Francesco Aureli, Presidente dell’Osservatorio Internazionale per la Salute e Consigliere G7, discute i temi al centro del summit che si è svolto a Taormina: «Focus su emergenze sanitarie, quadra su salute e sanità»
HIV, tubercolosi, malaria, immigrazione, emergenze sanitarie e molto altro, sono stati i temi della sanità globale che sono stati affrontati in occasione del 43º vertice del G7 che si è svolto a Taormina il 26 e 27 maggio. A commentare l’evento, ai microfoni di Sanità informazione, in occasione della conferenza a Palazzo Madama sul “Ruolo dell’innovazione tecnologica nell’affrontare le sfide della salute globale“, Francesco Aureli, esperto di sviluppo internazionale, salute e migrazione, dell’ufficio Sherpa G7 della Presidenza del Consiglio dei Ministri, nonché Presidente dell’Osservatorio Internazionale per la Salute, spiega:
«In occasione del G7 ho indossato un doppio cappello: quello di Presidente dell’Osservatorio Internazionale per la Salute e anche il cappello di Consigliere per quanto riguarda il G7, soprattutto sulla mobilità umana e in particolare sulla salute. Sono stati centrali i temi già trattati pochi mesi fa a Montreal, dal Fondo globale per la lotta all’HIV, alla malaria e alla tubercolosi; è stato un momento proprio per porre l’attenzione da parte dell’Italia su quella che è la problematica seria del debellare la malaria dal mondo, soprattutto in Africa subsahariana dove avvengono la maggior parte dei casi. Mi sembra siano ancora 220 milioni all’anno. Il G7 si è concentrato su queste problematiche e sulle questioni relative all’antimicrobico resistenze. Stiamo lavorando in questa direzione e continueremo a lavorare soprattutto in vista della ministeriale salute, cioè quell’incontro tra tutti i ministri della salute dei paesi G7 che avverrà a Milano a novembre».

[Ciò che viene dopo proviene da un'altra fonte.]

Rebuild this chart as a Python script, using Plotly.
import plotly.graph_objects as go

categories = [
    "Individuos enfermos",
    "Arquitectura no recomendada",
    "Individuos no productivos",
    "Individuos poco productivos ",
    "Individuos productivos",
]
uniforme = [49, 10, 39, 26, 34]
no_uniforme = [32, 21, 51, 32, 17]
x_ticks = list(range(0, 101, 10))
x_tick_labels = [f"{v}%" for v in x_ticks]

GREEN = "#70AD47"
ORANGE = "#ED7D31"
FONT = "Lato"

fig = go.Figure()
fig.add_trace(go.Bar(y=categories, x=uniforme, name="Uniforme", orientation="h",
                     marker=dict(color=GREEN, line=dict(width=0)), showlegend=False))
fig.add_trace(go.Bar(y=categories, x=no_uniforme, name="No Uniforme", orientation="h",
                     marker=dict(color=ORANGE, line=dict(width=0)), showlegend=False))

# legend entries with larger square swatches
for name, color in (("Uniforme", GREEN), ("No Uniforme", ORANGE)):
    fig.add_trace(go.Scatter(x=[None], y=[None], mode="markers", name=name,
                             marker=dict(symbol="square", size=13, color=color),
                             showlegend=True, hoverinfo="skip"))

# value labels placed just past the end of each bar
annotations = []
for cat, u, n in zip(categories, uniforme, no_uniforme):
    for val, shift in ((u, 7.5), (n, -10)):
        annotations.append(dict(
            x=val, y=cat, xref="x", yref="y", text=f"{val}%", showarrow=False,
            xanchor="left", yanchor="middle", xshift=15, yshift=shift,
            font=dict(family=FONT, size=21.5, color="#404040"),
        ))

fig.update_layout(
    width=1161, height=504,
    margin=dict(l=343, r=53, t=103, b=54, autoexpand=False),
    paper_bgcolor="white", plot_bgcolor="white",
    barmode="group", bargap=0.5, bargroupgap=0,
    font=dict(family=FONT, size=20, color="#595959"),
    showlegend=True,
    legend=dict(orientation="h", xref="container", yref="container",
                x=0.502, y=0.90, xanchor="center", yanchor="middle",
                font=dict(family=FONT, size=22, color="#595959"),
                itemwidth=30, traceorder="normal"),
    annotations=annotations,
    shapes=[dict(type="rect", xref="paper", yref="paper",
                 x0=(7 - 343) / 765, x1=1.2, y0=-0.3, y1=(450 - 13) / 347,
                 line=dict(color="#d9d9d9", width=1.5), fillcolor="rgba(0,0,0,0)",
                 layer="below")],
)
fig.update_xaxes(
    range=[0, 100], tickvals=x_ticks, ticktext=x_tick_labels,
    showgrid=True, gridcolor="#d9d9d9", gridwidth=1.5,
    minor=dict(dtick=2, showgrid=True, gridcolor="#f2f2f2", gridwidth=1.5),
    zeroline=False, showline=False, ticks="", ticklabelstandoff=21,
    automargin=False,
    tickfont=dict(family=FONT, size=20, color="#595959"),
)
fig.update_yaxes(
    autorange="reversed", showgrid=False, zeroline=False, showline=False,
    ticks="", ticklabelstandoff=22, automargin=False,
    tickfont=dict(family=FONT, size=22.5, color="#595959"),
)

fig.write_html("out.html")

Tra le varie tematiche, un focus specifico è stato dedicato alla malaria. Sembra incredibile ma questa malattia è ancora un’emergenza sociale, ma in che modo attraverso la ricerca e l’innovazione tecnologica si può contribuire a debellarla?

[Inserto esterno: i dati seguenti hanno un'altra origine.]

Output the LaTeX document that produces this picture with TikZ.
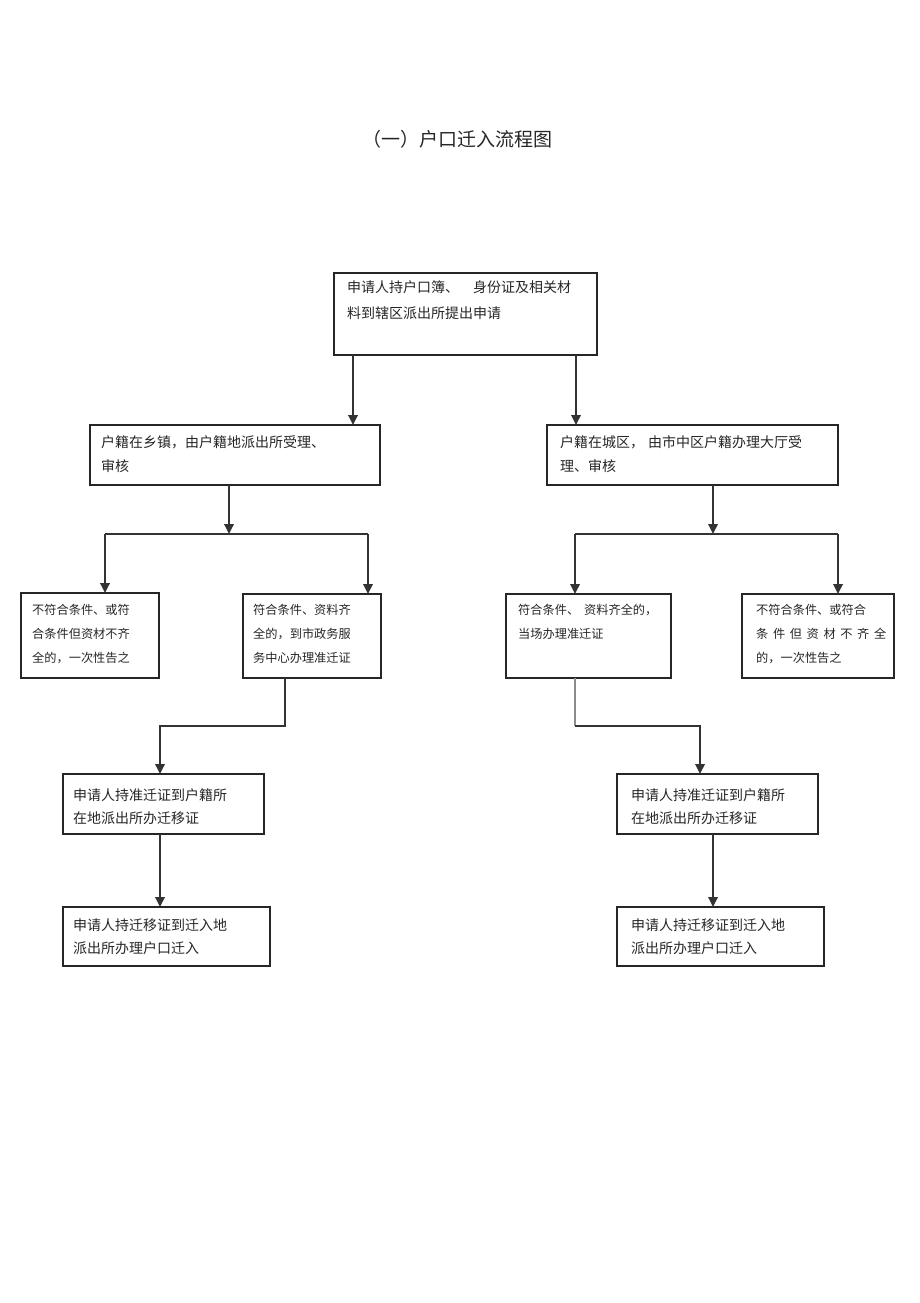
\documentclass[tikz,border=0pt]{standalone}
\usepackage{fontspec}
\newfontfamily\cjk{Noto Sans CJK SC}
\usetikzlibrary{arrows.meta}
\begin{document}
\begin{tikzpicture}[x=1pt,y=-1pt,
  box/.style={draw=black!85, line width=1.3pt, anchor=north west, inner sep=0pt, outer sep=0pt},
  txt/.style={anchor=north west, inner sep=0pt, align=left, text=black!85, font=\cjk\fontsize{14}{24}\selectfont},
  ttxt/.style={txt, font=\cjk\fontsize{14}{26}\selectfont},
  stxt/.style={txt, font=\cjk\fontsize{12.2}{24}\selectfont},
  ltxt/.style={txt, font=\cjk\fontsize{14}{23}\selectfont},
  conn/.style={draw=black!80, line width=1.8pt},
  arr/.style={conn, -{Triangle[width=9.5pt,length=10pt]}},
]
\fill[white] (0,0) rectangle (920,1303);
\useasboundingbox (0,0) rectangle (920,1303);

% title
\node[font=\cjk\fontsize{19}{22}\selectfont, text=black!85] (title) at (457,139) {（一）户口迁入流程图};

% boxes
\node[box, minimum width=263pt, minimum height=82pt] (top) at (334,273) {};
\node[box, minimum width=290pt, minimum height=60pt] (b2l) at (90,425) {};
\node[box, minimum width=291pt, minimum height=60pt] (b2r) at (547,425) {};
\node[box, minimum width=138pt, minimum height=85pt] (c3a) at (21,593) {};
\node[box, minimum width=138pt, minimum height=84pt] (c3b) at (243,594) {};
\node[box, minimum width=165pt, minimum height=84pt] (c3c) at (506,594) {};
\node[box, minimum width=152pt, minimum height=84pt] (c3d) at (742,594) {};
\node[box, minimum width=201pt, minimum height=60pt] (b4l) at (63,774) {};
\node[box, minimum width=201pt, minimum height=60pt] (b4r) at (617,774) {};
\node[box, minimum width=207pt, minimum height=59pt] (b5l) at (63,907) {};
\node[box, minimum width=207pt, minimum height=59pt] (b5r) at (617,907) {};

% texts
\node[ttxt] (ttop) at (347,280) {申请人持户口簿、\hspace{14pt}身份证及相关材\\料到辖区派出所提出申请};
\node[txt] (tb2l) at (101,435) {户籍在乡镇，由户籍地派出所受理、\\审核};
\node[txt] (tb2r) at (560,435) {户籍在城区，\hspace{4pt}由市中区户籍办理大厅受\\理、审核};
\node[stxt] (tc3a) at (32,604) {不符合条件、或符\\合条件但资材不齐\\全的，一次性告之};
\node[stxt] (tc3b) at (253,604) {符合条件、资料齐\\全的，到市政务服\\务中心办理准迁证};
\node[stxt] (tc3c) at (518,604) {符合条件、\hspace{5pt}资料齐全的，\\当场办理准迁证};
\node[stxt] (tc3d) at (756,604) {不符合条件、或符合\\\hbox to 130pt{条\hfil 件\hfil 但\hfil 资\hfil 材\hfil 不\hfil 齐\hfil 全}\\的，一次性告之};
\node[ltxt] (tb4l) at (73,788) {申请人持准迁证到户籍所\\在地派出所办迁移证};
\node[ltxt] (tb4r) at (631,788) {申请人持准迁证到户籍所\\在地派出所办迁移证};
\node[ltxt] (tb5l) at (73,919) {申请人持迁移证到迁入地\\派出所办理户口迁入};
\node[ltxt] (tb5r) at (631,919) {申请人持迁移证到迁入地\\派出所办理户口迁入};

% connector points
\coordinate (k1) at (353,0);
\coordinate (k2) at (576,0);
\coordinate (k3) at (229,534);
\coordinate (k4) at (713,534);
\coordinate (hl) at (105,534);
\coordinate (hr) at (368,534);
\coordinate (hl2) at (575,534);
\coordinate (hr2) at (838,534);
\coordinate (k5) at (285,726);
\coordinate (k6) at (160,726);
\coordinate (k7) at (575,726);
\coordinate (k8) at (700,726);
\coordinate (k9) at (160,0);
\coordinate (k10) at (713,0);

% connectors
\draw[arr] (top.south -| k1) -- (b2l.north -| k1);
\draw[arr] (top.south -| k2) -- (b2r.north -| k2);
\draw[arr] (b2l.south -| k3) -- (k3);
\draw[conn] (hl) -- (hr);
\draw[arr] (hl) -- (c3a.north -| hl);
\draw[arr] (hr) -- (c3b.north -| hr);
\draw[arr] (b2r.south -| k4) -- (k4);
\draw[conn] (hl2) -- (hr2);
\draw[arr] (hl2) -- (c3c.north -| hl2);
\draw[arr] (hr2) -- (c3d.north -| hr2);
\draw[arr] (c3b.south -| k5) -- (k5) -- (k6) -- (b4l.north -| k6);
\draw[conn, draw=black!45] (c3c.south -| k7) -- (k7);
\draw[arr] (k7) -- (k8) -- (b4r.north -| k8);
\draw[arr] (b4l.south -| k9) -- (b5l.north -| k9);
\draw[arr] (b4r.south -| k10) -- (b5r.north -| k10);
\end{tikzpicture}
\end{document}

«La ricerca e l’innovazione tecnologica hanno contribuito più o meno dal 2010, da quando all’Assemblea Generale delle Nazioni Unite è stato messo in luce il fatto che la malaria fosse ancora una delle emergenze da affrontare a livello globale. Dal 2010, con quel Rapporto proprio sul raggiungimento degli obiettivi di sviluppo del millennio che dovevano essere raggiunti nel 2015, si sono attivate una serie di forze, soprattutto di partenariato pubblico e privato, a livello nazionale, regionale e globale, che hanno contribuito a identificare una serie di farmaci nuovi per la malaria e di interventi massicci, anche con insetticida nuovi per le zanzariere, che sono stati rivoluzionari e hanno permesso una riduzione della malattia notevole».

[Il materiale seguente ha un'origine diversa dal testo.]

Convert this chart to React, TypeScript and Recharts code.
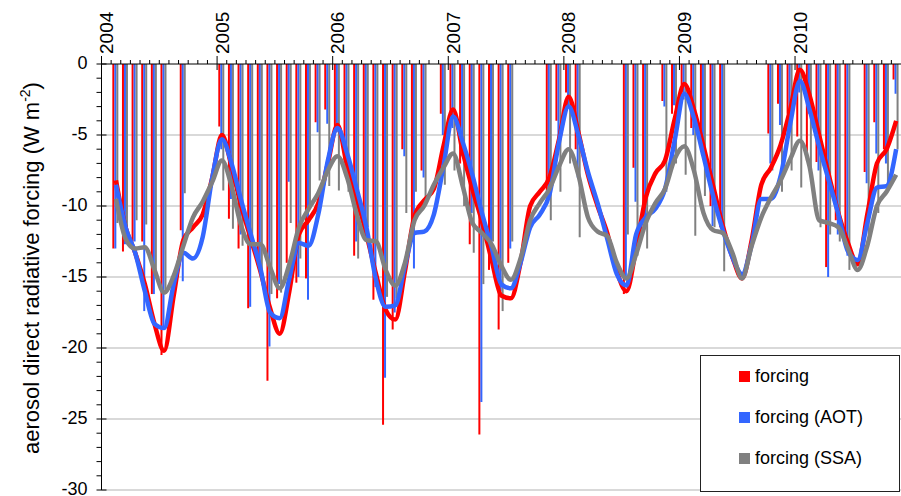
import React from "react";
import {
  ComposedChart,
  Bar,
  Line,
  XAxis,
  YAxis,
  CartesianGrid,
  Legend,
} from "recharts";

// monthly values, Jan 2004 .. Nov 2010 (83 months), W m-2
const YEARS = ["2004", "2005", "2006", "2007", "2008", "2009", "2010"];
const MONTHS = YEARS.flatMap((y) =>
  ["01", "02", "03", "04", "05", "06", "07", "08", "09", "10", "11", "12"].map((m) => `${y}-${m}`)
).slice(0, 83);

const FORCING = [
  null, -13.0, -13.2, -12.5, -12.5, -16.2, -20.5, null, -11.7, null, null, null,
  -4.4, -10.9, -13.0, -17.2, -13.5, -22.3, -16.5, -14.0, -15.4, -15.1, -4.1, -3.2,
  -4.4, -6.8, -13.5, -11.5, -16.6, -25.4, -18.7, -6.0, -12.0, -7.5, null, -3.5,
  -4.0, -7.0, -12.7, -26.1, -14.5, -18.7, -14.0, null, null, null, -8.9, -4.0,
  -2.0, -6.0, null, null, null, null, -16.2, -7.3, -10.0, null, -2.6, -3.5,
  -1.5, -4.5, -5.6, -10.0, -11.5, null, null, null, null, -4.9, -2.8, -3.5,
  -5.1, -6.8, -6.9, -14.3, -11.0, -11.9, null, -7.6, -4.1, -6.0, -1.1,
];
const FORCING_AOT = [
  null, -13.0, -12.7, -12.5, -17.4, -16.2, -18.5, null, -15.3, null, null, null,
  -6.0, -9.5, -12.0, -17.1, -14.0, -19.9, -15.5, -8.3, -15.0, -16.6, -4.8, -4.2,
  -4.8, -6.5, -12.5, -12.0, -15.7, -22.1, -17.5, -6.5, -14.4, -8.0, null, -5.0,
  -4.5, -6.5, -10.5, -23.8, -14.0, -16.0, -13.0, null, null, null, -9.5, -6.0,
  -3.0, -8.0, null, null, null, null, -15.0, -9.7, -11.0, null, -3.0, -2.9,
  -2.5, -5.0, -6.5, -11.4, -12.0, null, null, null, null, -7.0, -4.3, -4.5,
  -2.0, -3.5, -7.5, -15.0, -12.0, -13.5, null, -8.4, -6.3, -7.0, -2.1,
];
const FORCING_SSA = [
  null, -11.2, -12.0, -11.0, -11.3, -14.5, -16.2, null, -9.1, null, null, null,
  -8.9, -11.6, -12.8, -12.8, -14.5, -16.2, -16.1, -11.2, -13.7, -10.0, -8.2, -8.6,
  -8.9, -9.0, -13.7, -11.5, -12.5, -16.4, -16.5, -10.5, -9.0, -9.5, null, -8.5,
  -7.5, -10.0, -13.3, -15.5, -12.5, -17.4, -12.5, null, null, null, -11.0, -9.0,
  -7.0, -12.2, null, null, null, null, -12.0, -13.5, -13.0, null, -9.0, -7.0,
  -7.8, -12.1, -9.3, -11.5, -14.6, null, null, null, null, -7.5, -9.0, -7.5,
  -8.7, -8.0, -11.5, -12.0, -12.5, -14.5, null, -12.0, -10.5, -8.5, -6.0,
];

// smoothed curves
const SMOOTH = [
  null, -8.2, -11.5, -13.3, -15.5, -18.3, -20.2, -16.3, -12.4, -11.5, -10.6, -8.0,
  -5.0, -7.2, -10.0, -12.3, -14.6, -17.2, -19.0, -16.0, -12.0, -11.0, -9.8, -7.0,
  -4.3, -7.2, -9.5, -12.0, -14.8, -17.3, -18.0, -14.6, -10.7, -9.6, -8.8, -5.8,
  -3.2, -6.2, -8.8, -11.1, -13.8, -16.3, -16.5, -14.0, -10.0, -9.0, -8.0, -5.3,
  -2.3, -4.8, -7.8, -10.0, -11.9, -14.6, -16.0, -13.0, -9.4, -7.7, -6.8, -3.9,
  -1.4, -3.2, -5.8, -8.6, -11.4, -13.6, -15.1, -12.4, -8.5, -7.3, -5.7, -3.2,
  -0.4, -2.2, -5.0, -7.8, -10.5, -12.6, -14.1, -10.6, -7.0, -6.0, -4.0,
];
const SMOOTH_AOT = [
  null, -8.5, -11.5, -13.3, -16.0, -18.3, -18.6, -15.5, -13.3, -13.7, -12.2, -8.0,
  -5.3, -7.0, -9.6, -12.0, -14.4, -17.5, -17.9, -15.1, -12.6, -12.8, -10.6, -6.8,
  -4.5, -6.3, -8.8, -11.5, -15.2, -17.1, -17.0, -14.2, -11.9, -11.8, -10.6, -7.2,
  -3.7, -5.5, -7.8, -10.5, -12.9, -15.5, -15.8, -14.0, -11.5, -10.6, -9.2, -5.5,
  -3.0, -5.0, -7.6, -9.8, -12.3, -14.8, -15.6, -12.0, -10.8, -10.2, -8.8, -5.4,
  -2.1, -3.8, -6.5, -9.3, -11.7, -13.6, -14.8, -12.7, -9.5, -9.5, -7.9, -4.2,
  -1.2, -3.2, -5.8, -8.2, -10.6, -13.2, -13.8, -11.2, -8.7, -8.6, -6.0,
];
const SMOOTH_SSA = [
  null, -9.5, -12.3, -13.0, -12.9, -14.5, -16.1, -14.9, -12.8, -10.8, -9.7, -8.3,
  -6.8, -8.6, -11.4, -12.7, -12.7, -14.3, -15.8, -14.1, -11.5, -10.2, -9.1, -7.5,
  -6.5, -8.0, -10.6, -12.4, -12.5, -14.5, -15.6, -14.0, -11.0, -10.0, -8.5, -7.3,
  -6.3, -8.6, -11.2, -11.9, -12.7, -14.2, -15.2, -13.7, -11.0, -9.8, -8.8, -7.2,
  -6.0, -7.8, -10.8, -11.8, -12.1, -14.0, -15.1, -13.4, -11.2, -9.8, -8.8, -6.7,
  -5.8, -7.5, -10.5, -11.7, -11.9, -13.3, -15.1, -12.8, -10.8, -9.4, -8.2, -6.7,
  -5.4, -7.2, -11.0, -11.2, -11.5, -13.0, -14.5, -12.8, -10.0, -9.0, -7.8,
];

const Y_TICKS = Array.from({ length: 31 }, (_, i) => -i);
const GRID_VALUES = [-5, -10, -15, -20, -25, -30];

const SERIES = [
  { name: "forcing", color: "#ff0000" },
  { name: "forcing (AOT)", color: "#3366ff" },
  { name: "forcing (SSA)", color: "#808080" },
];

const data = MONTHS.map((month, i) => ({
  month,
  forcing: FORCING[i],
  aot: FORCING_AOT[i],
  ssa: FORCING_SSA[i],
  smooth: SMOOTH[i],
  smoothAot: SMOOTH_AOT[i],
  smoothSsa: SMOOTH_SSA[i],
}));

const W = 901;
const H = 496;
const LEFT = 101.5;
const TOP = 64;
const BAND = (W - LEFT) / MONTHS.length;
const FONT = "Arial, 'Liberation Sans', sans-serif";

const MonthTick = (props: any) => {
  const { x, payload } = props;
  const edge = x - BAND / 2;
  const value: string = payload.value;
  const isYear = value.endsWith("-01");
  return (
    <g>
      <line
        x1={edge}
        x2={edge}
        y1={isYear ? TOP - 8 : TOP - 4}
        y2={isYear ? TOP + 6 : TOP}
        stroke="#000"
        strokeWidth={1}
      />
      {isYear && (
        <text
          transform={`translate(${edge + 11.5},${TOP - 10}) rotate(-90)`}
          fontSize={19}
          fontFamily={FONT}
          fill="#000"
        >
          {value.slice(0, 4)}
        </text>
      )}
    </g>
  );
};

const ValueTick = (props: any) => {
  const { y, payload } = props;
  const v: number = payload.value;
  const major = v % 5 === 0;
  return (
    <g>
      <line
        x1={LEFT - 5}
        x2={major ? LEFT + 5 : LEFT}
        y1={y}
        y2={y}
        stroke="#000"
        strokeWidth={1}
      />
      {major && (
        <text
          x={LEFT - 14}
          y={y}
          dy="0.3em"
          textAnchor="end"
          fontSize={18}
          fontFamily={FONT}
          fill="#000"
        >
          {v}
        </text>
      )}
    </g>
  );
};

const AxisTitle = () => (
  <text
    transform={`translate(39,268) rotate(-90)`}
    textAnchor="middle"
    fontSize={22}
    fontFamily={FONT}
    fill="#000"
  >
    aerosol direct radiative forcing (W m
    <tspan dy={-9} fontSize={14}>-2</tspan>
    <tspan dy={9}>)</tspan>
  </text>
);

const LegendBox = () => (
  <div
    style={{
      width: 200,
      height: 137,
      boxSizing: "border-box",
      border: "1px solid #222",
      background: "#fff",
      position: "relative",
      fontFamily: FONT,
      fontSize: 18,
      color: "#000",
    }}
  >
    {SERIES.map((s, i) => (
      <div
        key={s.name}
        style={{
          position: "absolute",
          left: 38,
          top: 10 + i * 41,
          display: "flex",
          alignItems: "center",
          whiteSpace: "nowrap",
        }}
      >
        <span
          style={{
            display: "inline-block",
            width: 11,
            height: 11,
            background: s.color,
            marginRight: 5,
          }}
        />
        {s.name}
      </div>
    ))}
  </div>
);

export default function App() {
  return (
    <div style={{ position: "absolute", left: 0, top: 0, width: W, height: H, background: "#fff" }}>
      <ComposedChart
        width={W}
        height={H}
        data={data}
        margin={{ top: TOP - 40, right: 0, bottom: 6, left: LEFT - 60 }}
        barCategoryGap="12.5%"
        barGap={0}
      >
        <CartesianGrid
          vertical={false}
          horizontalValues={GRID_VALUES}
          stroke="#d9d9d9"
          strokeWidth={2}
        />
        <XAxis
          dataKey="month"
          orientation="top"
          height={40}
          interval={0}
          tickLine={false}
          axisLine={{ stroke: "#000" }}
          tick={<MonthTick />}
        />
        <YAxis
          width={60}
          domain={[-30, 0]}
          ticks={Y_TICKS}
          interval={0}
          allowDataOverflow
          tickLine={false}
          axisLine={{ stroke: "#000" }}
          tick={<ValueTick />}
          label={<AxisTitle />}
        />
        <Bar dataKey="forcing" fill="#ff0000" isAnimationActive={false} />
        <Bar dataKey="aot" fill="#3366ff" isAnimationActive={false} />
        <Bar dataKey="ssa" fill="#808080" isAnimationActive={false} />
        <Line type="monotone" dataKey="smooth" stroke="#ff0000" strokeWidth={4.5} dot={false} isAnimationActive={false} />
        <Line type="monotone" dataKey="smoothAot" stroke="#3366ff" strokeWidth={4.5} dot={false} isAnimationActive={false} />
        <Line type="monotone" dataKey="smoothSsa" stroke="#808080" strokeWidth={4.5} dot={false} isAnimationActive={false} />
        <Legend
          layout="horizontal"
          verticalAlign="middle"
          align="center"
          wrapperStyle={{ position: "absolute", left: 700, top: 355, width: 200, height: 137 }}
          content={<LegendBox />}
        />
      </ComposedChart>
    </div>
  );
}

In occasione del G7 si è discusso anche di un documento programmatico che servirà poi da base per l’importante tema della formazione degli operatori sanitari, corretto?
«Assolutamente. Uno dei principali interventi che diciamo negli ultimi 7-8 anni sono stati implementati soprattutto in Africa subsahariana è stato quello della formazione degli operatori sanitari di comunità, per permettere loro non solo di avere cognizione di quelli che sono i metodi più efficaci di prevenzione, ma anche quella che è la migliore diagnosi da eseguire nelle zone rurali dove avvengono la maggior parte dei casi. E poi quello che può essere l’intervento con i farmaci nuovi o meno nuovi, resistenti o meno resistenti».